Even though this sort of factories abound in their hundreds in India, some other countries have them even more. Bangladesh, Sri Lanka, and many parts of South America where labor is relatively cheap are major culprits – and interestingly, the governments there seem to just look the other way as if nothing is wrong, same applies to the labor unions in those regions.
On the other hand, countries like the USA, Canada, and a large section of Eastern Europe have taken automation of the apparel and garment industry to another level entirely. Even though some people argue that the technological advancement in this sector is not favorable to employment, the precision, quality and speed of work achieved by this automatons and machines compensates quite well. For instance, if it takes a factory with 2,000 workers 2 days to produce 1,000 units of denim pair of jeans, it might cost less than an hour for a highly technologically advanced factory to produce the same quantity – and in a more precise manner. That is the power of technology.
With the advent of online e-commerce stores, retail purchases of apparel and garments have skyrocketed. Its extremely easy today to get online and buy one’s favorite dress shirt, skirt or blouse with the click of a button. Niche websites are cropping up every day that cater to the needs of every segment of the market, be it maternity clothes, baby clothes, office wear, casual party wear, ethnic wear or special occasions clothing, such as wedding dresses, Halloween costumes etc.
Big retail chains such Macys, Gap, Target, JC Penney as well as premium stores such as J Crew, Brooks Brothers, H&M offer their products online. These chains typically source their clothing from markets such as China, India, Bangladesh, Pakistan, Sri Lanka, Viet Nam and Turkey and sell them into their markets in the developed world. Even procurement of apparel and clothing has become extremely easy, thanks to online Business to Business (B2B) portals that connect wholesale manufacturers, suppliers and traders with buyers all over the world.
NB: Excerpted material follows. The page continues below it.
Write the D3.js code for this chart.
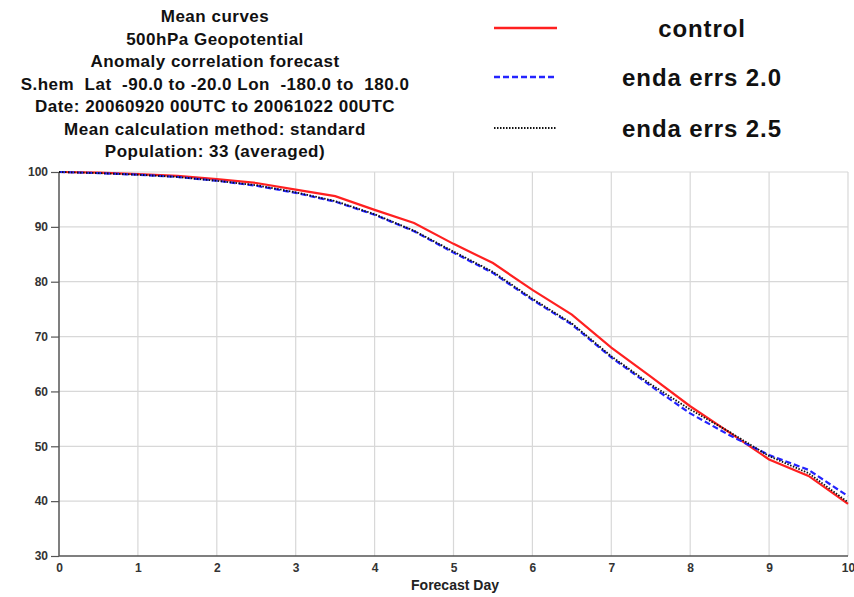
<!DOCTYPE html>
<html><head><meta charset="utf-8">
<script src="https://cdn.jsdelivr.net/npm/d3@7"></script>
<style>body{margin:0;background:#fff;} svg{display:block;font-family:"Liberation Sans",Arial,sans-serif;} text{white-space:pre;}</style>
</head><body>
<svg id="c" width="854" height="597"></svg>
<script>
const days = [0,0.5,1,1.5,2,2.5,3,3.5,4,4.5,5,5.5,6,6.5,7,7.5,8,8.5,9,9.5,10];
const control   = [100,99.9,99.6,99.3,98.7,98.0,96.8,95.6,93.1,90.7,86.9,83.4,78.5,74.0,68.0,62.7,57.3,52.5,47.6,44.6,39.5];
const enda20    = [100,99.8,99.5,99.1,98.4,97.5,96.2,94.6,92.2,89.2,85.3,81.6,76.7,72.2,66.2,61.0,56.0,52.0,48.4,45.7,40.9];
const enda25    = [100,99.8,99.5,99.1,98.4,97.6,96.3,94.7,92.3,89.3,85.5,81.8,76.9,72.4,66.4,61.3,56.7,52.6,48.2,45.1,39.8];
const xTicks = [0,1,2,3,4,5,6,7,8,9,10];
const yTicks = [30,40,50,60,70,80,90,100];
const titleLines = ["Mean curves","500hPa Geopotential","Anomaly correlation forecast",
  "S.hem  Lat  -90.0 to -20.0 Lon  -180.0 to  180.0","Date: 20060920 00UTC to 20061022 00UTC",
  "Mean calculation method: standard","Population: 33 (averaged)"];
const seriesNames = ["control","enda errs 2.0","enda errs 2.5"];
const seriesColors = ["#ff2020","#2424ff","#111111"];
const seriesDash = [null,"6,3","1.5,1.5"];
const seriesWidth = [2.2,2.2,1.8];
const seriesData = [control, enda20, enda25];

const svg = d3.select("#c");
const x = d3.scaleLinear().domain([0,10]).range([59,848]);
const y = d3.scaleLinear().domain([30,100]).range([556,172]);

// grid
svg.append("g").selectAll("line").data(xTicks.slice(1)).join("line")
  .attr("x1",d=>x(d)).attr("x2",d=>x(d)).attr("y1",y(30)).attr("y2",y(100))
  .attr("stroke","#d8d8d8").attr("stroke-width",1.2);
svg.append("g").selectAll("line").data(yTicks.slice(1)).join("line")
  .attr("x1",x(0)).attr("x2",x(10)).attr("y1",d=>y(d)).attr("y2",d=>y(d))
  .attr("stroke","#d8d8d8").attr("stroke-width",1.2);

// axes
const xAxis = svg.append("g").attr("transform",`translate(0,${y(30)})`)
  .call(d3.axisBottom(x).tickValues(xTicks).tickSize(0).tickPadding(7).tickFormat(d3.format("d")));
const yAxis = svg.append("g").attr("transform",`translate(${x(0)},0)`)
  .call(d3.axisLeft(y).tickValues(yTicks).tickSize(8).tickPadding(3).tickFormat(d3.format("d")));
[xAxis,yAxis].forEach(a=>{
  a.select(".domain").attr("stroke","#555").attr("stroke-width",1.5);
  a.selectAll(".tick line").attr("stroke","#555").attr("stroke-width",1.2);
  a.selectAll("text").attr("fill","#333").attr("font-size",12).attr("font-weight","bold")
   .attr("font-family","Liberation Sans, Arial, sans-serif");
});
yAxis.select(".domain").attr("d",`M0,${y(30)}V${y(100)}`);
xAxis.select(".domain").attr("d",`M${x(0)},0H${x(10)}`);

svg.append("text").attr("x",455).attr("y",590).attr("text-anchor","middle")
  .attr("font-size",14).attr("font-weight","bold").attr("fill","#222").text("Forecast Day");

// lines
const line = d3.line().x((d,i)=>x(days[i])).y(d=>y(d));
seriesData.forEach((s,k)=>{
  svg.append("path").datum(s).attr("d",line).attr("fill","none")
    .attr("stroke",seriesColors[k]).attr("stroke-width",seriesWidth[k])
    .attr("stroke-dasharray",seriesDash[k]);
});

// title
svg.append("g").selectAll("text").data(titleLines).join("text")
  .attr("x",215).attr("y",(d,i)=>22+i*22.5).attr("text-anchor","middle")
  .attr("font-size",17).attr("font-weight","bold").attr("letter-spacing",0.5)
  .attr("fill","#111").text(d=>d);

// legend
const ly = [28,77,128];
seriesNames.forEach((n,k)=>{
  svg.append("line").attr("x1",494).attr("x2",557).attr("y1",ly[k]).attr("y2",ly[k])
    .attr("stroke",seriesColors[k]).attr("stroke-width",k===2?1.8:2.4)
    .attr("stroke-dasharray",seriesDash[k]);
  svg.append("text").attr("x",702).attr("y",ly[k]+9).attr("text-anchor","middle")
    .attr("font-size",24).attr("font-weight","bold").attr("letter-spacing",0.9)
    .attr("fill","#111").text(n);
});
</script>
</body></html>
The application of newer technologies in the aspect of design and development would ensure that the world receives even better quality garments in the years to come. The new 2D and 3D tools, digital body models and body scanning technologies are state-of-the-art, next generation plans to improve significantly, the designs as well as the time it would take to make a garment which would perfectly fit the final consumer. Research and development is one huge sub-sector of this apparel and garment industry that companies are really focusing and investing on, and the rewards are looking nice so far.
It doesn’t end there. The entire manufacturing of garments is being revolutionized by the day – even as far as embedding electronic components in textiles to make them more advanced. These are called e-textiles. Sales and marketing as well as delivery of these products are also relying much on technological breakthroughs. At the end, it is those companies which embrace technology at the early stages that would rule the apparel and garment industry in the next 10-20 years when technology would have advanced even more.
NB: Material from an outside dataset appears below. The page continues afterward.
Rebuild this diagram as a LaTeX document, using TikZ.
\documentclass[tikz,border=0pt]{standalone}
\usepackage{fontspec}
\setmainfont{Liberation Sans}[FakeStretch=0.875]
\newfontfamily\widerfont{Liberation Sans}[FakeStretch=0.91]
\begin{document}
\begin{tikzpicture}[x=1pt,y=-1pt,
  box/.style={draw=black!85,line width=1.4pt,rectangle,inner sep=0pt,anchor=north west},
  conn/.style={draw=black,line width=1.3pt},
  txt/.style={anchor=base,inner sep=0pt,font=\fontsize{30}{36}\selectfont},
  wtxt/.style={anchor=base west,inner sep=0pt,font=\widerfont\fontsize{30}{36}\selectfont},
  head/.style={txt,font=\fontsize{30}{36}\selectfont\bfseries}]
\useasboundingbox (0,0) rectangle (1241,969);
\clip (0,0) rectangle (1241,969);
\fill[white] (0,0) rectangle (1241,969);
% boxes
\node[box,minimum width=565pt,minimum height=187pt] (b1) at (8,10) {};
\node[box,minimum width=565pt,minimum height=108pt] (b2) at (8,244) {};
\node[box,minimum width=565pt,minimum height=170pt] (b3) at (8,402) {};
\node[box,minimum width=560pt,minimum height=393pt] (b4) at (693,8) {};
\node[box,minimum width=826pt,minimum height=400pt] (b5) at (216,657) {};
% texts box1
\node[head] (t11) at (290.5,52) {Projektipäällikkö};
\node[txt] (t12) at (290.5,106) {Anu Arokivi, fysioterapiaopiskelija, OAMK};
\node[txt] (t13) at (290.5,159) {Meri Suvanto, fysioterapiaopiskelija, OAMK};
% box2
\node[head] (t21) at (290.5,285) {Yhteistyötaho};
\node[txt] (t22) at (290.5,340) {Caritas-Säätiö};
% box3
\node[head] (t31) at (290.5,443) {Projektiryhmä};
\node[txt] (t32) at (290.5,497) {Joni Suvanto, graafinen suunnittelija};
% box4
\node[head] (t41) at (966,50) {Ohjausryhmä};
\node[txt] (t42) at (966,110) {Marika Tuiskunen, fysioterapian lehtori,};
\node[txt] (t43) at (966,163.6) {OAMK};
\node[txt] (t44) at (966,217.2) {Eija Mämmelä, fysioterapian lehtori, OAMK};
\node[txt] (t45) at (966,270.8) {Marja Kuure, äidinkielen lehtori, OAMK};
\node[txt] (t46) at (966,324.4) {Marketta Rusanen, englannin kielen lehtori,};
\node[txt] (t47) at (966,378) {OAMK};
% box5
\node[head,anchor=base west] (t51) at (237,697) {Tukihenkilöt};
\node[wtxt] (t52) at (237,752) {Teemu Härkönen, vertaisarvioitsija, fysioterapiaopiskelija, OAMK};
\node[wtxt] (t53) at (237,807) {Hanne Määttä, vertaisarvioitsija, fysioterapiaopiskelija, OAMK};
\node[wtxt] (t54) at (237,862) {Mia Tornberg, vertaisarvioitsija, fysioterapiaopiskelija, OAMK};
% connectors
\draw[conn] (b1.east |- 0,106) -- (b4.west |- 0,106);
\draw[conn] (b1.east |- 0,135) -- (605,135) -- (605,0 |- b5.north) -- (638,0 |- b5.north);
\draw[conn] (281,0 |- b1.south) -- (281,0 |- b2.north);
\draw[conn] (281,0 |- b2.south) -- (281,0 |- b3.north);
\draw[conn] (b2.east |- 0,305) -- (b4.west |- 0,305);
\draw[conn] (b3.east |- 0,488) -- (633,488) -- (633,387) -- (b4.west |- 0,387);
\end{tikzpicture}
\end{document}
A quick look at some trade data
Below are some interesting graphs that show the big importers and exporters of Knitted and Non Knitted Garments, Apparels and Accessories. Particularly interesting are the growth figures for each importing or exporting country. On analyzing the data, a clear picture emerges on which geographical region dominates which portion of the value chain.
India, Pakistan, Viet Nam, USA and China dominate the yarn manufacture space. The cotton fabric space is dominated by China, India, Pakistan, Italy, Germany and Turkey. Knitted Fabrics are mainly produced in China, Korea, Turkey, Italy and USA.
Most Apparels and Garments, both knitted and non knitted are produced in China, Bangladesh, Italy, Viet Nam, India, Germany, Spain and Turkey. These countries pretty much make up the garments factory of the whole world.
Other textile articles such as bed linen, curtains and sofa covers etc. majorly come out of China, India, Pakistan, Germany, USA, Turkey and are exported all over the world.